* Aim of the exercise:
Print the listing from its top line through the line containing "bars_c = ax.bar(x", nothing more, and leave out the pictures.

-- start Information supplied --

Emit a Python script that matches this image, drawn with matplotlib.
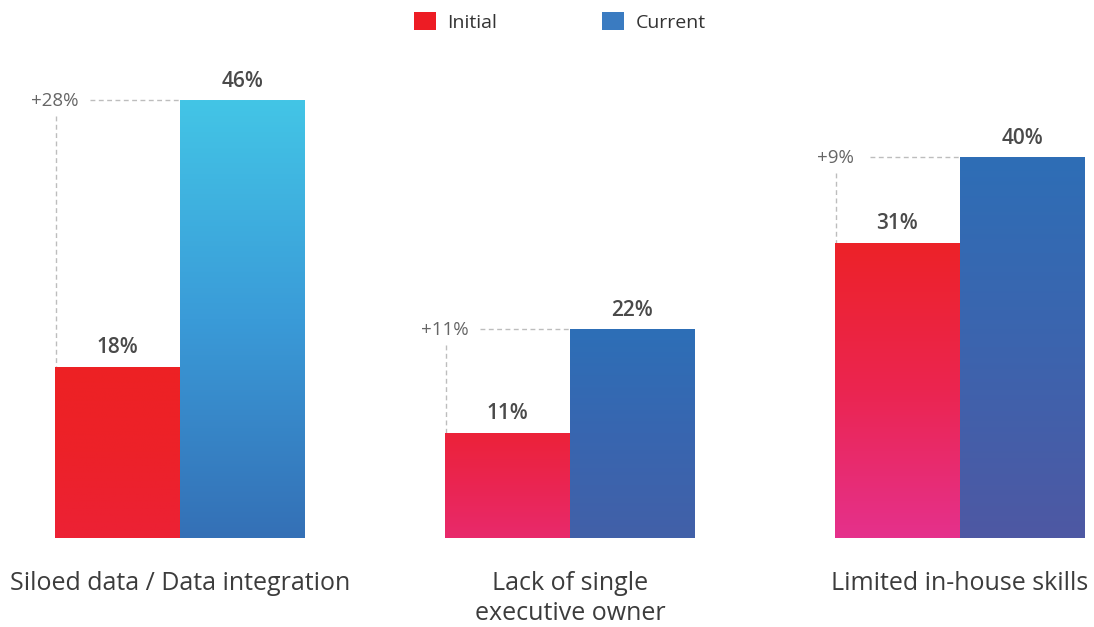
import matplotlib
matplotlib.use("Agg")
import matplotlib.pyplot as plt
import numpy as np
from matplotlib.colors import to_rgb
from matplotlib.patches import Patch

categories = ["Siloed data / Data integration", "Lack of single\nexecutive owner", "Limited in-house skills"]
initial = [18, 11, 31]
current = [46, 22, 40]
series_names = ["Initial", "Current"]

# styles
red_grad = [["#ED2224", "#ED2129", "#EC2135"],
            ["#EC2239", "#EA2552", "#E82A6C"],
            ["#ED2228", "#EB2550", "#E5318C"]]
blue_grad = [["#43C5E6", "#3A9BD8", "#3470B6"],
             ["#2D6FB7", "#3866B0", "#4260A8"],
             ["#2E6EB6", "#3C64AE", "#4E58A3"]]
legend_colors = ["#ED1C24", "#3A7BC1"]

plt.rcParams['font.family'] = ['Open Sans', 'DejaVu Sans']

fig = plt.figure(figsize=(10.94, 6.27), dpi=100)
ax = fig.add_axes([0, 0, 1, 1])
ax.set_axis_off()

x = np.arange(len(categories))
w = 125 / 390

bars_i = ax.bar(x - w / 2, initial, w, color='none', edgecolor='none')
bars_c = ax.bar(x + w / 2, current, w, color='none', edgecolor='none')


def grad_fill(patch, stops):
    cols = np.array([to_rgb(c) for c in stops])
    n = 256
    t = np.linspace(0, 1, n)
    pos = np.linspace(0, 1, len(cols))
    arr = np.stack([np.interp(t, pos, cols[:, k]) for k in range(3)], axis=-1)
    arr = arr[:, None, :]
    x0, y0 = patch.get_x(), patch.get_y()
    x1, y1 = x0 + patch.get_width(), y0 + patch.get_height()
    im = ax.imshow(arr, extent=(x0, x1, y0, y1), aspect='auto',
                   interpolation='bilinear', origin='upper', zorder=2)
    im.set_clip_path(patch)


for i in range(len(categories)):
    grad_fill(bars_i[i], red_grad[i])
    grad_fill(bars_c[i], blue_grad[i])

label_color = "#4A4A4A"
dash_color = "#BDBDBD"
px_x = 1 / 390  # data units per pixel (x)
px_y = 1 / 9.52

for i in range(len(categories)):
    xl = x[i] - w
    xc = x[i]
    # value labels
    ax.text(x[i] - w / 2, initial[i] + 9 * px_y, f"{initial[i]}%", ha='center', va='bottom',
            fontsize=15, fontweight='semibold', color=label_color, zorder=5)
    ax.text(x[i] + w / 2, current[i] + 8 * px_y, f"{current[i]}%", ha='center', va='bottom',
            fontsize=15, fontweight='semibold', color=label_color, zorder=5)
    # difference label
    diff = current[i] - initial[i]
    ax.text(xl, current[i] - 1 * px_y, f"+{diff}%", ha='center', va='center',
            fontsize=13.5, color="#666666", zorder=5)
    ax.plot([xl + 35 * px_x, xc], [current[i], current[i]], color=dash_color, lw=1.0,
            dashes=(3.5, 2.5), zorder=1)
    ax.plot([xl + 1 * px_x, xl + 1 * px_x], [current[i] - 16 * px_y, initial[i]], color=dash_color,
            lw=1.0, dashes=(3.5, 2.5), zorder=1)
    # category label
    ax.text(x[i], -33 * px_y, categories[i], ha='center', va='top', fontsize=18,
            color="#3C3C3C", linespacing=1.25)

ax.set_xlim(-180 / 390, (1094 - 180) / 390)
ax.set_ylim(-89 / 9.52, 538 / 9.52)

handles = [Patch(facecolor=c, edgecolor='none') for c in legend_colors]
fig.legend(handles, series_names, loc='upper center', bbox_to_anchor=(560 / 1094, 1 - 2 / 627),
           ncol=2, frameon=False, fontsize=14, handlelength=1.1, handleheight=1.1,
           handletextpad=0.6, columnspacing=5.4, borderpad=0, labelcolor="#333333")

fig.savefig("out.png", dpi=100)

-- end Information supplied --

* Task result:
Emit a Python script that matches this image, drawn with matplotlib.
import matplotlib
matplotlib.use("Agg")
import matplotlib.pyplot as plt
import numpy as np
from matplotlib.colors import to_rgb
from matplotlib.patches import Patch

categories = ["Siloed data / Data integration", "Lack of single\nexecutive owner", "Limited in-house skills"]
initial = [18, 11, 31]
current = [46, 22, 40]
series_names = ["Initial", "Current"]

# styles
red_grad = [["#ED2224", "#ED2129", "#EC2135"],
            ["#EC2239", "#EA2552", "#E82A6C"],
            ["#ED2228", "#EB2550", "#E5318C"]]
blue_grad = [["#43C5E6", "#3A9BD8", "#3470B6"],
             ["#2D6FB7", "#3866B0", "#4260A8"],
             ["#2E6EB6", "#3C64AE", "#4E58A3"]]
legend_colors = ["#ED1C24", "#3A7BC1"]

plt.rcParams['font.family'] = ['Open Sans', 'DejaVu Sans']

fig = plt.figure(figsize=(10.94, 6.27), dpi=100)
ax = fig.add_axes([0, 0, 1, 1])
ax.set_axis_off()

x = np.arange(len(categories))
w = 125 / 390

bars_i = ax.bar(x - w / 2, initial, w, color='none', edgecolor='none')
bars_c = ax.bar(x + w / 2, current, w, color='none', edgecolor='none')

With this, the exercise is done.